What Consoles Need to Survive

Ok so let me start out by saying that I like to play on my pc, but I still love to play on my console from time to time.  I realize that soon a console will just be a box that offloads computing to somewhere into the cloud, but I think that there will be at least one more generation of consoles before that happens.  Anyways to the point, I think that consoles need more of a custom architecture to stay more competitive with pc's.  You cant use the x86 architecture and try to compete with anything other than mid to low range pc's.  I really don't know much about system design, but I think that consoles will need more of a custom architecture like the last generation.  I realize that it will be harder to program for the system, but I think that that will be the only way for them to be competitive with pc's.

Wii u...

anything they put pokemon on....

as long as consoles are easier to use and do not necessitate tinkering they will continue to thrive.

They need Mario games too and on top of that, the Wii U is using an IBM PowerPC CPU with RISC architecture.

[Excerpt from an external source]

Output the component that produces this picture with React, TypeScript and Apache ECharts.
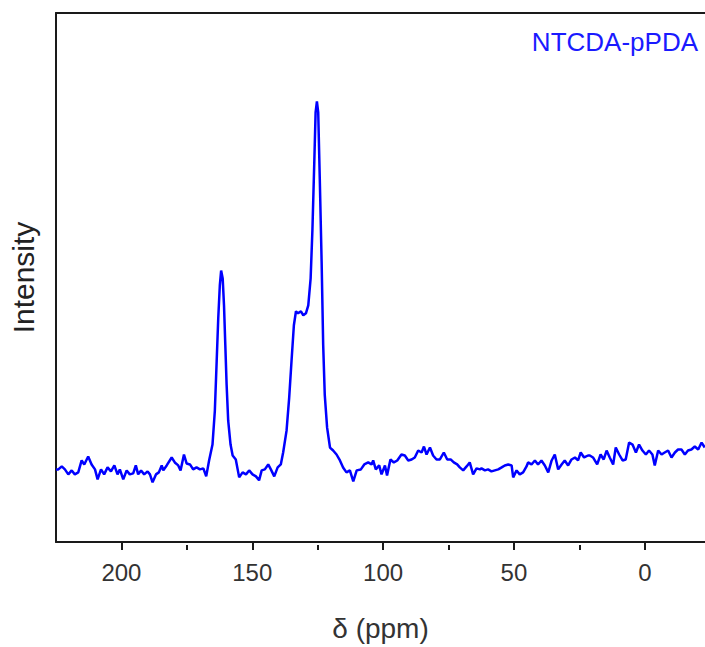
import React, { useEffect, useRef } from "react";
import * as echarts from "echarts";

// chemical shift (ppm)
const ppm = [
  225.0, 224.1, 222.8, 221.6, 220.3, 219.0, 217.8, 216.5, 215.2, 214.2, 212.7, 211.4, 210.1, 209.1, 207.8, 206.6,
  205.3, 204.0, 202.7, 201.5, 200.6, 199.3, 198.0, 196.8, 195.5, 194.5, 193.6, 192.5, 191.3, 190.0, 189.1, 188.1,
  186.8, 185.7, 184.6, 184.0, 182.7, 180.8, 179.6, 178.3, 177.4, 176.1, 175.1, 173.8, 172.6, 171.3, 170.0, 168.7,
  167.6, 166.5, 165.2, 164.3, 163.6, 163.0, 162.4, 161.9, 161.3, 160.8, 160.3, 159.8, 159.2, 158.3, 157.5, 156.3,
  155.0, 153.7, 152.4, 151.2, 149.9, 148.6, 147.4, 146.4, 145.2, 143.9, 142.9, 141.6, 140.3, 139.1, 138.2, 136.9,
  135.9, 135.0, 134.1, 133.3, 132.5, 131.4, 130.5, 129.5, 128.6, 127.7, 127.0, 126.3, 125.8, 125.3, 124.8, 124.2,
  123.5, 122.9, 122.3, 121.4, 120.3, 119.1, 117.8, 116.5, 115.3, 114.0, 112.7, 111.4, 110.1, 108.5, 107.2, 105.7,
  104.4, 103.8, 102.8, 101.5, 100.6, 99.3, 98.5, 97.2, 95.9, 94.6, 93.0, 91.7, 90.4, 89.1, 87.9, 86.6,
  85.3, 84.4, 83.4, 82.1, 80.9, 79.6, 78.3, 76.8, 75.5, 74.2, 73.0, 71.7, 70.7, 69.4, 68.1, 66.9,
  65.6, 64.3, 63.0, 62.4, 61.1, 59.9, 58.6, 57.3, 56.0, 54.7, 53.5, 52.2, 50.9, 50.3, 49.0, 47.8,
  46.5, 45.2, 44.6, 43.3, 42.0, 40.8, 39.5, 38.2, 36.9, 35.6, 34.4, 33.1, 31.8, 30.6, 29.3, 28.0,
  26.7, 25.5, 24.5, 23.2, 21.7, 21.0, 19.8, 18.2, 16.9, 15.7, 14.6, 13.4, 12.1, 11.1, 9.8, 8.5,
  7.3, 6.0, 4.7, 3.4, 2.2, 0.9, -0.4, -1.6, -2.9, -3.8, -5.1, -6.4, -7.6, -8.9, -10.2, -11.5,
  -12.7, -14.0, -15.3, -16.5, -17.8, -19.1, -20.4, -21.7, -22.9,
];

// intensity (arbitrary units)
const intensity = [
  73, 73, 76, 73, 68, 72, 68, 70, 82, 78, 86, 78, 73, 63, 73, 68,
  75, 71, 77, 68, 73, 63, 72, 68, 69, 77, 68, 72, 68, 71, 68, 60,
  68, 70, 77, 72, 77, 85, 80, 77, 72, 88, 79, 78, 73, 75, 73, 74,
  66, 82, 98, 132, 182, 225, 258, 273, 265, 238, 198, 158, 122, 98, 87, 83,
  65, 70, 68, 72, 68, 66, 62, 72, 73, 78, 73, 66, 75, 78, 90, 112,
  145, 182, 218, 232, 230, 232, 228, 230, 238, 265, 315, 382, 432, 443, 432, 365,
  282, 198, 148, 115, 95, 92, 88, 82, 75, 70, 72, 61, 72, 73, 78, 80,
  78, 82, 73, 77, 68, 77, 67, 83, 80, 82, 88, 87, 82, 83, 85, 92,
  90, 96, 88, 95, 87, 83, 83, 90, 83, 83, 80, 78, 75, 72, 76, 80,
  68, 74, 73, 74, 72, 73, 71, 72, 73, 75, 77, 78, 77, 65, 72, 68,
  70, 76, 80, 78, 82, 78, 82, 77, 70, 82, 88, 73, 78, 82, 77, 83,
  85, 82, 90, 85, 87, 87, 85, 78, 88, 83, 92, 85, 78, 95, 88, 82,
  83, 100, 98, 90, 98, 92, 88, 92, 88, 77, 92, 88, 90, 92, 85, 90,
  93, 93, 88, 92, 93, 96, 93, 100, 95,
];

const majorTicks = [0, 50, 100, 150, 200];
const minorTicks = [25, 75, 125, 175];
const xMin = -23;
const xMax = 225;
const yMin = 0;
const yMax = 532;
const seriesLabel = "NTCDA-pPDA";
const xName = "δ (ppm)";
const yName = "Intensity";

const FONT = "Liberation Sans, Arial, sans-serif";

export default function App() {
  const ref = useRef<HTMLDivElement>(null);
  useEffect(() => {
    if (!ref.current) return;
    const chart = echarts.init(ref.current, undefined, { renderer: "svg" });
    const gridPos = { left: 56, right: 0, top: 13, bottom: 102, containLabel: false };
    const axisColor = "#1a1a1a";
    chart.setOption({
      animation: false,
      backgroundColor: "#ffffff",
      grid: [gridPos, { ...gridPos }],
      xAxis: [
        {
          type: "value",
          gridIndex: 0,
          position: "bottom",
          inverse: true,
          min: xMin,
          max: xMax,
          axisLine: { show: true, onZero: false, lineStyle: { color: axisColor, width: 2 } },
          axisTick: { show: true, inside: false, length: 8, customValues: majorTicks, lineStyle: { color: axisColor, width: 2 } },
          axisLabel: { show: true, customValues: majorTicks, fontSize: 24, color: "#333333", margin: 18, fontFamily: FONT },
          splitLine: { show: false },
          name: xName,
          nameLocation: "middle",
          nameGap: 72,
          nameTextStyle: { fontSize: 28, color: "#333333", fontFamily: FONT },
        },
        {
          type: "value",
          gridIndex: 0,
          position: "top",
          inverse: true,
          min: xMin,
          max: xMax,
          axisLine: { show: true, onZero: false, lineStyle: { color: axisColor, width: 2 } },
          axisTick: { show: false },
          axisLabel: { show: false },
          splitLine: { show: false },
        },
        {
          type: "value",
          gridIndex: 1,
          position: "bottom",
          inverse: true,
          min: xMin,
          max: xMax,
          axisLine: { show: false, onZero: false },
          axisTick: { show: true, inside: false, length: 5, customValues: minorTicks, lineStyle: { color: axisColor, width: 2 } },
          axisLabel: { show: false },
          splitLine: { show: false },
        },
      ],
      yAxis: [
        {
          type: "value",
          gridIndex: 0,
          min: yMin,
          max: yMax,
          axisLine: { show: true, onZero: false, lineStyle: { color: axisColor, width: 2 } },
          axisTick: { show: false },
          axisLabel: { show: false },
          splitLine: { show: false },
          name: yName,
          nameLocation: "middle",
          nameGap: 18,
          nameTextStyle: { fontSize: 30, color: "#222222", fontFamily: FONT },
        },
        {
          type: "value",
          gridIndex: 1,
          min: yMin,
          max: yMax,
          show: false,
        },
      ],
      graphic: [
        {
          type: "text",
          right: 7,
          top: 29,
          style: { text: seriesLabel, fill: "#1a1aff", font: `26px ${FONT}` },
        },
      ],
      series: [
        {
          type: "line",
          xAxisIndex: 0,
          yAxisIndex: 0,
          data: ppm.map((p, i) => [p, intensity[i]]),
          showSymbol: false,
          symbol: "none",
          lineStyle: { color: "#0000ff", width: 2.5 },
          clip: true,
        },
      ],
    });
    return () => chart.dispose();
  }, []);
  return (
    <div
      ref={ref}
      style={{ position: "absolute", left: 0, top: 0, width: 705, height: 647 }}
    />
  );
}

None need to survive they just need to put their games on PC

Personally, I'd like to see consoles simplify. I like all the things the Xbone lets me do, but it's not necessary. I'd rather throw a Roku or an Apple TV up there and have a console dedicated to playing games for something less than $400.

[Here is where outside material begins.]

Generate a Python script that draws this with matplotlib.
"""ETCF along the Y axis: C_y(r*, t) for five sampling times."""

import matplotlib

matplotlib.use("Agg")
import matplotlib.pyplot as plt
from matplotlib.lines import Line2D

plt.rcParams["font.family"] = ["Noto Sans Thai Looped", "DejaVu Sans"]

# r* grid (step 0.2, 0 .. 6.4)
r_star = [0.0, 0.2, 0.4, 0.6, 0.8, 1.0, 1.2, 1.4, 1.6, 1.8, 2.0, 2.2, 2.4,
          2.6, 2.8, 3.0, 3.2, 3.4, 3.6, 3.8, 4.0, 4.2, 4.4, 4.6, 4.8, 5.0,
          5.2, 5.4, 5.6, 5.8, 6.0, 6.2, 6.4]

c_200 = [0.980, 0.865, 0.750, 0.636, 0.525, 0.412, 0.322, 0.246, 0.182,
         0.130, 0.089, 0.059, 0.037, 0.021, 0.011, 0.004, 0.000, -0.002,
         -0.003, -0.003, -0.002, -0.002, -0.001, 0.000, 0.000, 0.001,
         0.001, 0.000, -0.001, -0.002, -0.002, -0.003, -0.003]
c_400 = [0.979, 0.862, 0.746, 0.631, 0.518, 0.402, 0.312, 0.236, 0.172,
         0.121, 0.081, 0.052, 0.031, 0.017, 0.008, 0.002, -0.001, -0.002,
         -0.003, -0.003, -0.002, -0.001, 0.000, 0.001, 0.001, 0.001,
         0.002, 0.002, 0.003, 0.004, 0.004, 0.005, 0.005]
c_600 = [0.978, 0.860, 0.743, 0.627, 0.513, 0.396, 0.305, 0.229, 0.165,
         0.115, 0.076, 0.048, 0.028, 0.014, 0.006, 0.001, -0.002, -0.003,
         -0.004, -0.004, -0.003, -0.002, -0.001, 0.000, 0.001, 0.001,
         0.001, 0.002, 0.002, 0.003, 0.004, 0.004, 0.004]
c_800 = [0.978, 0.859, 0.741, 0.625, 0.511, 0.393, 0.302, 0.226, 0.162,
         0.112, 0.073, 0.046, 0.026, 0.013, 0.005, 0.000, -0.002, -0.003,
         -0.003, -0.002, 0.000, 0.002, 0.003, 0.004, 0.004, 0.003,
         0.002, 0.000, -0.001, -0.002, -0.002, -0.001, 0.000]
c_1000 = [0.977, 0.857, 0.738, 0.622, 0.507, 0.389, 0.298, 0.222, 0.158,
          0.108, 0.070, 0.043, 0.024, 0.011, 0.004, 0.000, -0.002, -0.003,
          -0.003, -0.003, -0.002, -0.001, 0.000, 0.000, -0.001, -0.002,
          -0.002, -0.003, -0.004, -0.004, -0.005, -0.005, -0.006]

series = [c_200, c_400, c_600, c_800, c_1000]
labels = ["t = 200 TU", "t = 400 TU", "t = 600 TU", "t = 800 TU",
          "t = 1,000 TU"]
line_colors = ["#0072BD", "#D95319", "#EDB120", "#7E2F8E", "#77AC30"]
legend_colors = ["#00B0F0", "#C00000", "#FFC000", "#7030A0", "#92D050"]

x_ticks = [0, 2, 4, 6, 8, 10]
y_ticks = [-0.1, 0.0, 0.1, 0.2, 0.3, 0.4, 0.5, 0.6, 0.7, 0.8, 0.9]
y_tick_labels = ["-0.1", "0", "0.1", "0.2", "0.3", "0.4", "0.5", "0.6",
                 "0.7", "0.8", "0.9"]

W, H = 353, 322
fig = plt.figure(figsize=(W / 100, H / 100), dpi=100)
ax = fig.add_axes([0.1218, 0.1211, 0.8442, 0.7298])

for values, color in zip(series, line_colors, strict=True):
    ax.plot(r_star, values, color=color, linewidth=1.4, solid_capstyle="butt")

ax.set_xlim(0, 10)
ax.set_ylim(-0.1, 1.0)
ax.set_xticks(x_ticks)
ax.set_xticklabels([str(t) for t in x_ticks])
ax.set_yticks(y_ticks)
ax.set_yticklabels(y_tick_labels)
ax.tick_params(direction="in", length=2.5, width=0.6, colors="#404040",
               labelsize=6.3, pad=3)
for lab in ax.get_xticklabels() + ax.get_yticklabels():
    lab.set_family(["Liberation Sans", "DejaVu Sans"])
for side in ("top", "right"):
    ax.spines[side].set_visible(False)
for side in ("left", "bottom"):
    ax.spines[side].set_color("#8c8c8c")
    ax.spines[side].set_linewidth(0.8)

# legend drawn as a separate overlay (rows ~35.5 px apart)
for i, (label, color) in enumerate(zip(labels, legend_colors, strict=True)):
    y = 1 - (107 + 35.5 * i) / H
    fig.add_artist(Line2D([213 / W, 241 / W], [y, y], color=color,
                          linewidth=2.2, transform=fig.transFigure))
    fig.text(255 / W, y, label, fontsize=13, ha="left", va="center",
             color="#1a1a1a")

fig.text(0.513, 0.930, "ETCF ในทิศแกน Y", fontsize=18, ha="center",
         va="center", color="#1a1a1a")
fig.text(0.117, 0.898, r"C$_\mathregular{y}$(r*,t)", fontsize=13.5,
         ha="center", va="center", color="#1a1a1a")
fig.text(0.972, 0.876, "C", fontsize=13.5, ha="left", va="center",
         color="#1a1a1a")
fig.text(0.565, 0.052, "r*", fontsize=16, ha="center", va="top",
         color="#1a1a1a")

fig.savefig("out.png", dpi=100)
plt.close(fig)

Remember when consoles were $200? Good times.

I'd like to put the game in, have it immediately launch, play it until I get bored or have to go or whatever, SAVE it when I want to (seriously, enough with the checkpoints and auto-saving already), and hit the power button. There's so much extra you've got to fight through just to get to the thing you bought the box for, it's mind-numbing.

While we're at it: could we start releasing complete games with replay value past the first year again? That'd be fun.

There needs to be new machines coming out about every four years. They can't drag technology along as seven-eight years like the last time. And the machines need to be backwards compatible at least one "generation", which means at least for now sticking to the x86 architechture. Using a x86 base also makes todays consoles less expensive to produce, so a lot of problems are solved that way. The core systems cannot be too expensive, so specialty accessories like motion tracking cameras or VR goggles need to be sold separately. Going that route they could even start earning some respect and be much less laughed at.